Bundespräsident Horst Köhler hat dagegen schärfere Bestimmungen für gewaltverherrlichende Killerspiele gefordert. "Sagt uns nicht der gesunde Menschenverstand, dass ein Dauerkonsum solcher Produkte schadet? Ich finde jedenfalls: Dieser Art von "Marktentwicklung" sollte Einhalt geboten werden", sagte Köhler am Sonnabend beim Staatsakt für die 15 Opfer des Amoklaufs vom 11. März im baden-württembergischen Winnenden. Auch die Innenminister von Berlin und Bayern sprachen sich für strengere Regeln aus. Köhler sagte, genau wie die Eltern und Angehörigen von Opfern wolle er, dass sich etwas ändere. "Und da ist nicht nur der Staat gefordert." Es sei auch "eine Frage der Selbstachtung, welche Filme ich mir anschaue, welche Spiele ich spiele, welches Vorbild ich meinen Freunden, meinen Kindern und Mitmenschen gebe", sagte das Staatsoberhaupt. Man müsse auch "Nein" zu Dingen sagen, "die man für schlecht hält auch wenn sie nicht verboten sind". "Killerspiele haben in Kinderzimmern nichts verloren", sagt der niedersächsische Innenminister Uwe Schünemann der Zeitschrift "Super Illu". "Ein Verbot von gewaltexzessiven Computerspielen ist kein Populismus oder hilfloser Aktionismus. Im Gegenteil: Wer die wachsende Kinder- und Jugendgewalt ernsthaft eindämmen will, kommt an diesem Thema nicht vorbei", sagte der CDU-Politiker.
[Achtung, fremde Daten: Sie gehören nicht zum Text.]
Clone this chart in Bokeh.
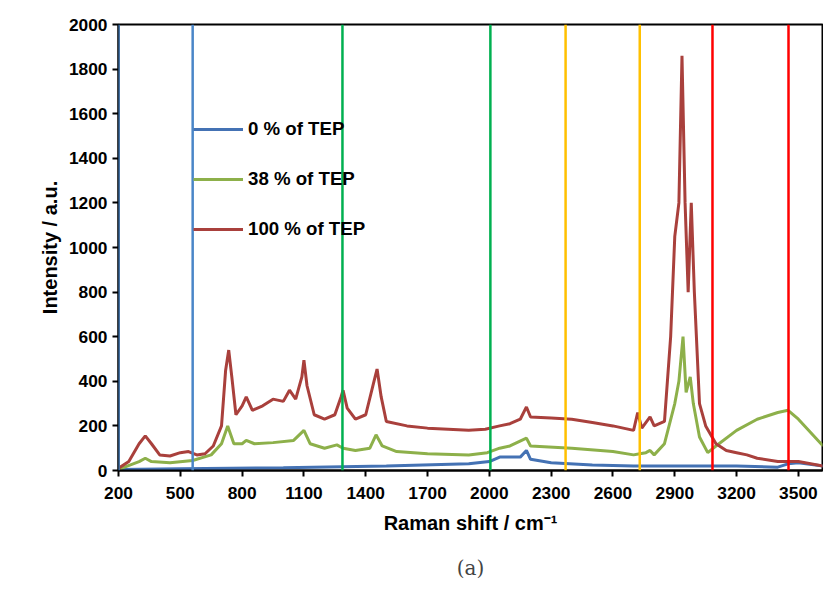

Die Familien von fünf getöteten Schülern hatten in einem offenen Brief an Köhler, Bundeskanzlerin Angela Merkel (CDU) und Baden- Württembergs Ministerpräsident Günther Oettinger (CDU) Konsequenzen aus der Tat gefordert. In dem Schreiben, das die "Winnender Zeitung" veröffentlichte, appellieren sie an die Politiker, den Zugang Jugendlicher zu Waffen zu erschweren, Gewaltdarstellungen im Fernsehen einzuschränken und Killerspiele zu verbieten. Der Jugendschutz im Internet solle ausgebaut sowie die Berichterstattung der Medien über Amokläufer reglementiert werden.
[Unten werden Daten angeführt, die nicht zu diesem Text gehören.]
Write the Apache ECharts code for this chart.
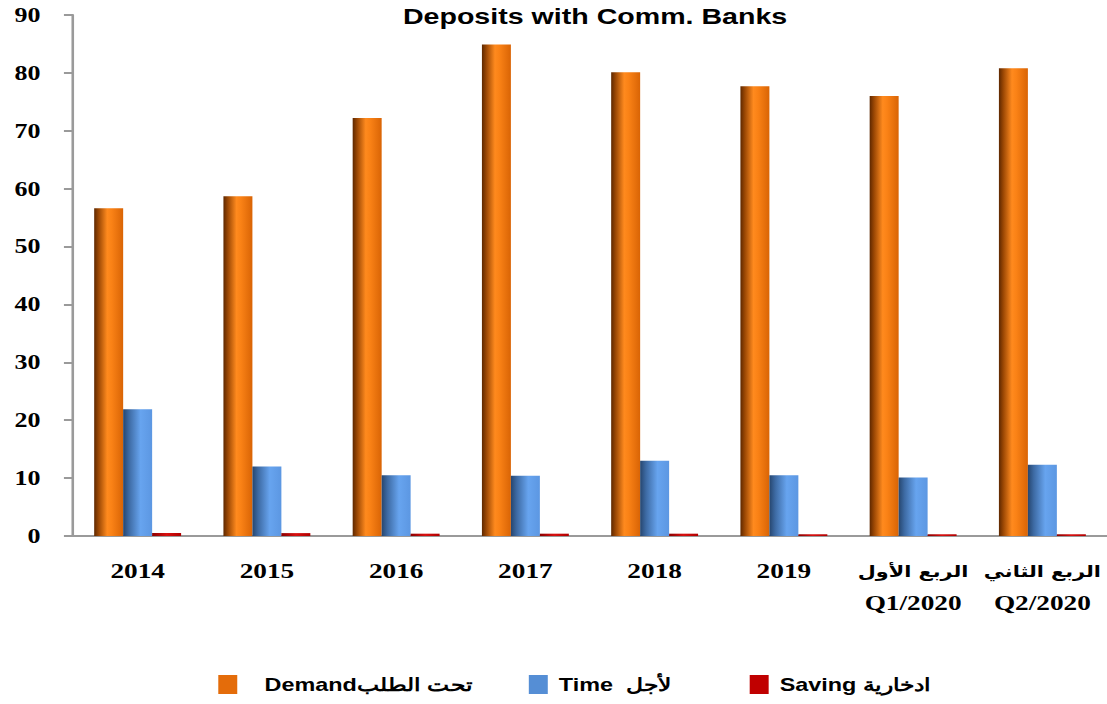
<!DOCTYPE html>
<html>
<head>
<meta charset="utf-8">
<script src="https://cdn.jsdelivr.net/npm/echarts@6/dist/echarts.min.js"></script>
<style>
  html, body { margin: 0; padding: 0; background: #fff; overflow: hidden; }
  /* the source picture is stretched sideways, so the chart is drawn narrow and scaled */
  #main { width: 852px; height: 704px; transform: scaleX(1.2993); transform-origin: 0 0; }
</style>
</head>
<body>
<div id="main"></div>
<script>
const categories = ['2014', '2015', '2016', '2017', '2018', '2019', 'الربع الأول\nQ1/2020', 'الربع الثاني\nQ2/2020']
const demand = [56.6, 58.7, 72.2, 84.9, 80.1, 77.7, 76.0, 80.8]
const time = [21.9, 12.0, 10.5, 10.4, 13.0, 10.5, 10.1, 12.3]
const saving = [0.5, 0.5, 0.4, 0.4, 0.4, 0.3, 0.3, 0.3]
const seriesNames = ['Demandتحت الطلب', 'Time  لأجل', 'Saving ادخارية']
const legendColors = ['#e46c0a', '#558ed5', '#c00000']

const chart = echarts.init(document.getElementById('main'), null, { renderer: 'svg' })

function grad(stops) {
  return new echarts.graphic.LinearGradient(0, 0, 1, 0,
    stops.map(s => ({ offset: s[0], color: s[1] })))
}

const orange = grad([[0, '#5e2800'], [0.15, '#9a4704'], [0.45, '#ff8a1e'], [0.6, '#fa8216'], [1, '#d96405']])
const blue = grad([[0, '#26466f'], [0.2, '#3d6aa3'], [0.6, '#67a4ef'], [1, '#5c97e2']])
const red = grad([[0, '#8a0000'], [0.5, '#d81010'], [1, '#b00000']])

const axisGray = '#9a9a9a'
const legendFont = { fontFamily: 'Liberation Sans, Arial', fontWeight: 'bold', fontSize: 18, color: '#000' }
const serifBold = { fontFamily: 'Liberation Serif, Times New Roman', fontWeight: 'bold', color: '#000' }

// one legend per item so each sits where it does in the picture
const legendLefts = [163, 402, 572]
const legendPads = [16, 3.5, 3.5]
const legends = seriesNames.map((n, i) => ({
  bottom: 5,
  left: legendLefts[i],
  itemWidth: 14.6,
  itemHeight: 19,
  icon: 'rect',
  data: [{ name: n, itemStyle: { color: legendColors[i] } }],
  formatter: '{t|{name}}',
  textStyle: Object.assign({
    rich: { t: Object.assign({ padding: [0, 0, 0, legendPads[i]] }, legendFont) }
  }, legendFont)
}))

chart.setOption({
  animation: false,
  title: {
    text: 'Deposits with Comm. Banks',
    left: 453,
    textAlign: 'center',
    top: 0,
    textStyle: { fontFamily: 'Liberation Sans, Arial', fontWeight: 'bold', fontSize: 22, color: '#000' }
  },
  legend: legends,
  grid: { left: 56.2, right: 0, top: 15, bottom: 168 },
  xAxis: {
    type: 'category',
    data: categories,
    axisLine: { lineStyle: { color: axisGray, width: 2 } },
    axisTick: { length: 9, lineStyle: { color: axisGray, width: 2 } },
    axisLabel: {
      interval: 0,
      margin: 19,
      lineHeight: 32,
      fontSize: 21,
      ...serifBold,
      formatter: v => v.split('\n').map((s, i, a) => (a.length > 1 && i === 0 ? '{ar|' : '{en|') + s + '}').join('\n'),
      rich: {
        ar: { fontFamily: 'DejaVu Sans', fontWeight: 'bold', fontSize: 16, lineHeight: 32, color: '#000' },
        en: { ...serifBold, fontSize: 21, lineHeight: 32 }
      }
    }
  },
  yAxis: {
    type: 'value',
    min: 0,
    max: 90,
    interval: 10,
    splitLine: { show: false },
    axisLine: { show: true, lineStyle: { color: axisGray, width: 2 } },
    axisTick: { show: true, length: 7, lineStyle: { color: axisGray, width: 2 } },
    axisLabel: { margin: 25, fontSize: 20, ...serifBold }
  },
  series: [
    { name: seriesNames[0], type: 'bar', data: demand, barWidth: 22.3, barGap: '0%', itemStyle: { color: orange } },
    { name: seriesNames[1], type: 'bar', data: time, barWidth: 22.3, barGap: '0%', itemStyle: { color: blue } },
    { name: seriesNames[2], type: 'bar', data: saving, barWidth: 22.3, barGap: '0%', itemStyle: { color: red } }
  ]
})
</script>
</body>
</html>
Berlins Innensenator Ehrhart Körting (SPD) will eine Initiative für ein schärferes Waffenrecht einbringen. "Er wird dafür sorgen, dass es auf der Innenministerkonferenz Thema wird und nicht wieder in Vergessenheit gerät", sagte seine Sprecherin. Körting forderte, dass Jäger und Sportschützen höchstens drei Gewehre besitzen dürfen. Er regte zudem an, Jägern den Besitz von Pistolen zu verbieten. Dem Magazin "Der Spiegel" sagte Körting, die anderen SPD-Innenminister verfolgten eine ähnliche Linie. Die Sprecherin betonte, Körting habe sich aber noch nicht "explizit" mit den SPD-Ministern verständigt.

Auch Bayerns Innenminister Joachim Herrmann (CSU) forderte ein härteres Vorgehen gegen Computer-Killerspiele. Er sagte der "Welt am Sonntag": "Die freiwillige Selbstkontrolle der Spiele-Industrie funktioniert nicht richtig. Ich erwarte, dass die Bundesprüfstelle wesentlich schärfer hinschaut, was auf dem Markt ist." Bisher werde die Freigabe "sehr großzügig gehandhabt", obwohl ständig über die Killerspiele geklagt werde. Ein Spiele-Vertreiber dürfe sich bei einer Anzeige nicht auf die Freigabe durch die Selbstkontrolle berufen können und die Staatsanwaltschaft deswegen das Verfahren einstellen.